ブラオ族の「不運を追い払う儀式」とは

(VOVWORLD) - 「不運を追い払う儀式」はこの民族の信仰生活の代表的な現われであるとされています。

ベトナムの少数民族の中でも最も人口が少ない民族5つの一つ、ブラオ(Brao)族は中部高原地帯テーグエン地方のコントゥム省に居住し、同地方の多様な文化の一端を担いながら、伝統的な祭りや儀式を含む独特な文化を維持しています。その中で、「不運を追い払う儀式」はこの民族の信仰生活の代表的な現われであるとされています。

ブラオ族の「不運を追い払う儀式」とは - ảnh 1 ブラオ族の地酒を頼んでいます。

「ボンソルック(Bon Xo Ruk)」と呼ばれる「不運を追い払う儀式」は疫病や洪水、不作などで村人の平穏な生活を脅かす不運な事件が起きたときに行われるものです。ブラオ族の人々は、人間の行動に怒った天がこれらの事件を引き起こしたので、この儀式を行って天に謝罪しなければならないと考えています。ベトナム社会科学アカデミーのブイ・ゴック・クアン博士は次のように語りました。

(テープ)

「ブラオ族の儀式は様々で豊富です。中でも、「ボンソルック」と呼ばれる「不運を追い払う儀式」は最も重要です。この儀式は、神様に不運を追い払ってもらい、村人に幸運を与えるよう祈るためのものです。そのため、村人は、この儀式を行うために多くの手間暇ヒマをかけます。」

「ボンソルック」が行われる数週間の前、村長評議会は準備計画を立て、それぞれの村人の能力に従って具体的な役割分担をします。女性は食料食品の調達や薪、水を用意するのに対し、男性は森へ竹を取りに行きます。この竹は、村を囲む塀に使われます。3日間も行われるこの儀式が始まると、村全体が完全に封鎖されます。もし、前に来たお客さんがいれば、儀式の前に村を出るか、3日間で村人と一緒に儀式を楽しみます。コントゥム省ゴックホイ県ボーイ村に住むブラオ族の一人タオ・ロイさんは次のように話しました。

(テープ)

「最初の日に、村人はコメやお酒、薪など儀式に必要な物を用意します。2日目は儀式の日ですが、村長は、不運を追い払って幸運を迎えるために植えられる「ケイネウ(Cay Neu)」に一頭の水牛をしめます。その後、子豚を屠殺し、その血をケイネウにつけると共に、その血をお酒と混ぜてケイネウの周りに撒きながら、神様に不運を追い払って幸運を与えるようお祈りをします。
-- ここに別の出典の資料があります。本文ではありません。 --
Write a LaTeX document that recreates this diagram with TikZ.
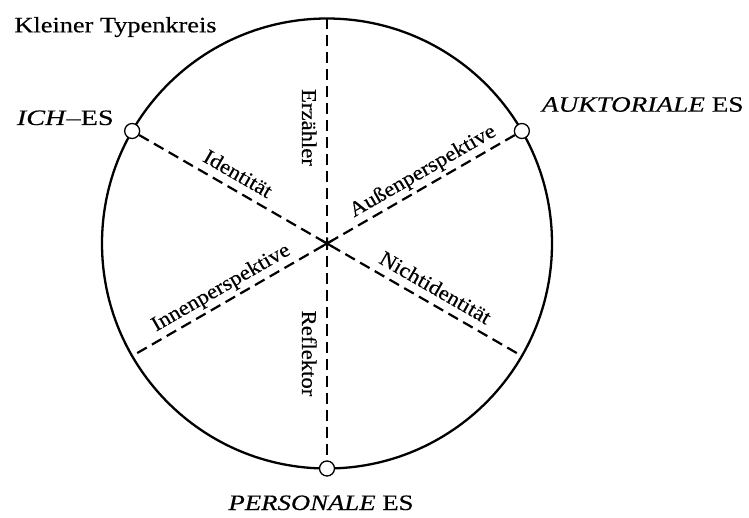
\documentclass[tikz,border=0pt]{standalone}
\usepackage{fontspec}
\setmainfont{Liberation Serif}[FakeBold=0.3]
\newfontfamily\labfont[FakeStretch=1.08,FakeBold=0.3]{Liberation Serif}
\usetikzlibrary{calc}
\newcommand{\fitw}[2]{\resizebox{#1}{\height}{#2}}
\begin{document}
\begin{tikzpicture}[x=1pt,y=1pt,
  dia/.style={line width=2.2pt, dash pattern=on 11pt off 6pt},
  rim/.style={line width=2.3pt},
  marker/.style={circle, draw, line width=1.3pt, fill=white, minimum size=15pt, inner sep=0pt},
  lab/.style={font=\labfont\fontsize{21}{25}\selectfont, inner sep=0pt, anchor=base},
  ttl/.style={font=\fontsize{22}{26}\selectfont, inner sep=0pt, anchor=base west},
  starline/.style={line width=2pt}]
\useasboundingbox (0,0) rectangle (749,-518);
\coordinate (O) at (327,-243.5);
\draw[rim] (O) circle (225pt);
% diameter end points
\coordinate (top) at ($(O)+(90:225pt)$);
\coordinate (ichopp) at ($(O)+(330:225pt)$);
\coordinate (auktopp) at ($(O)+(210:225pt)$);
% markers
\node[marker] (ich) at ($(O)+(150:225pt)$) {};
\node[marker] (aukt) at ($(O)+(30:225pt)$) {};
\node[marker] (pers) at ($(O)+(270:225pt)$) {};
% diameters
\draw[dia] (top) -- (pers);
\draw[dia] (ich) -- (ichopp);
\draw[dia] (aukt) -- (auktopp);
% star at centre
\coordinate (s1) at ($(O)+(90:6pt)$);
\coordinate (s2) at ($(O)+(270:6pt)$);
\coordinate (s3) at ($(O)+(30:6pt)$);
\coordinate (s4) at ($(O)+(210:6pt)$);
\coordinate (s5) at ($(O)+(150:6pt)$);
\coordinate (s6) at ($(O)+(330:6pt)$);
\draw[starline] (s1) -- (s2) (s3) -- (s4) (s5) -- (s6);
% axis labels
\node[lab, rotate=-30] (ident) at ($(O)+(150:112pt)+(60:9pt)$) {Identität};
\node[lab, rotate=30] (aussen) at ($(O)+(30:119pt)+(120:9pt)$) {Außenperspektive};
\node[lab, rotate=30] (innen) at ($(O)+(210:114pt)+(120:9pt)$) {Innenperspektive};
\node[lab, rotate=-30] (nicht) at ($(O)+(330:116pt)+(60:9pt)$) {Nichtidentität};
\node[lab, rotate=-90] (erz) at ($(O)+(-25pt,116pt)$) {Erzähler};
\node[lab, rotate=-90] (refl) at ($(O)+(-25pt,-110pt)$) {Reflektor};
% titles
\node[ttl] (kt) at (14.3,-32.3) {\fitw{202pt}{Kleiner Typenkreis}};
\node[ttl] (ichl) at (16.7,-125) {\fitw{96.7pt}{\textit{ICH}–ES}};
\node[ttl] (auktl) at (541.7,-111.7) {\fitw{201.6pt}{\textit{AUKTORIALE} ES}};
\node[ttl] (persl) at (228.3,-510) {\fitw{185pt}{\textit{PERSONALE} ES}};
\end{tikzpicture}
\end{document}
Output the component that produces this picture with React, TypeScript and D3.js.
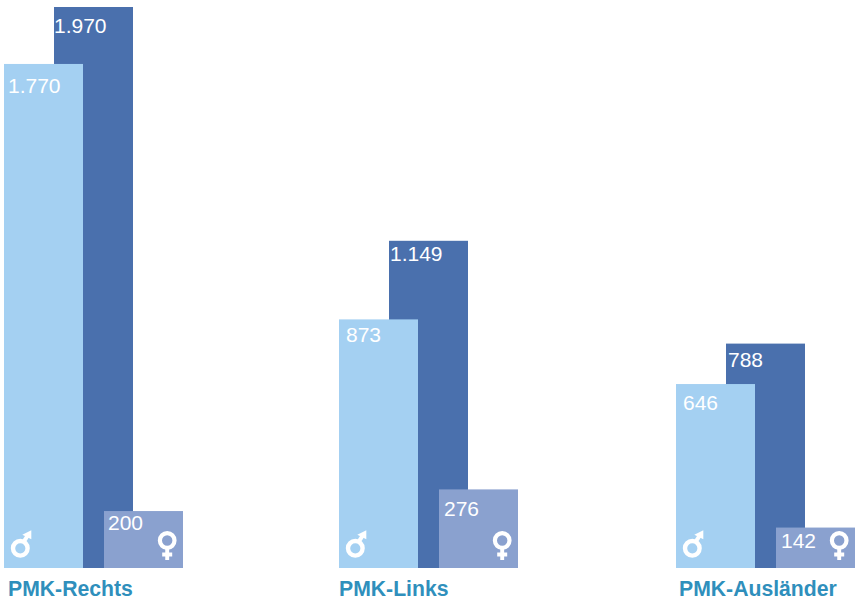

」

最初の日に、村人は全員が、台所で火を灯してはいけないというタブーがあります。火は元々、神様に与えてもらった神聖なものですが、村が不運に遭ったことはその火が神聖さを失ったことを意味しますから、もう一度神様に火を与えてもらうようにお祈りをしなければならないと考えられています。そのため、村人は初日は暖かい料理を食べず、前の日に作った料理しか食べません。

2日目は、神様に新しい火を与えてもらうように祈る日で、最も重要です。供え物は水牛の肉・肝臓・血、鶏の肉と血、及び、地酒です。また、村人に選ばれた若い男性一人と若い女性一人がそれぞれ竹の切り株の根一つを村の集会所に持っていきます。これらの切り株は村人によって厳格に選ばれました。先ほどのブイ・ゴック・クアン博士は次のように語りました。

(テープ)

「これらの竹の切り株は儀式の主要な供え物です。村長はこれらの切り株をもらった後、村に幸運が訪れるように、切り株に火を灯す儀式を行います。」

村長が神様に祈り始めた時、2人の若者は2つの切り株を互いに摩擦させます。切り株に火が出れば、村人はドラを叩き始め、火の回りで歌ったり踊ったりします。この火は、不運が離れて幸運が村に訪れることを象徴します。先ほどのクアン博士は次のように語りました。

(テープ)

「2日目は儀式の主な日です。村人はこの火を使って料理をし、徹夜して踊りなどをしながら、宴会を楽しみます。」

2日目は神聖な信仰的活動の日であるのに対し、3日目は家族の日です。女性はその神聖な火を自分の台所へ持って帰り、男性が持ってきた儀式用の供え物を調理しました。神聖な火で調理された供え物は神聖な料理として、家族全員が必ず食べなければなりません。その神聖な食事後、村人は全員、村の近くにある谷川へ行って体を洗い身を清めます。これは、不運や悪い気持ちを追い払うという効果があると考えられます。

「ボンソルック」という不運追い払い儀式はブラオ族の信仰生活の代表的なものですが、残念ながら、消えている恐れがあります。そのため、この儀式を守ることは差し迫った課題となっています。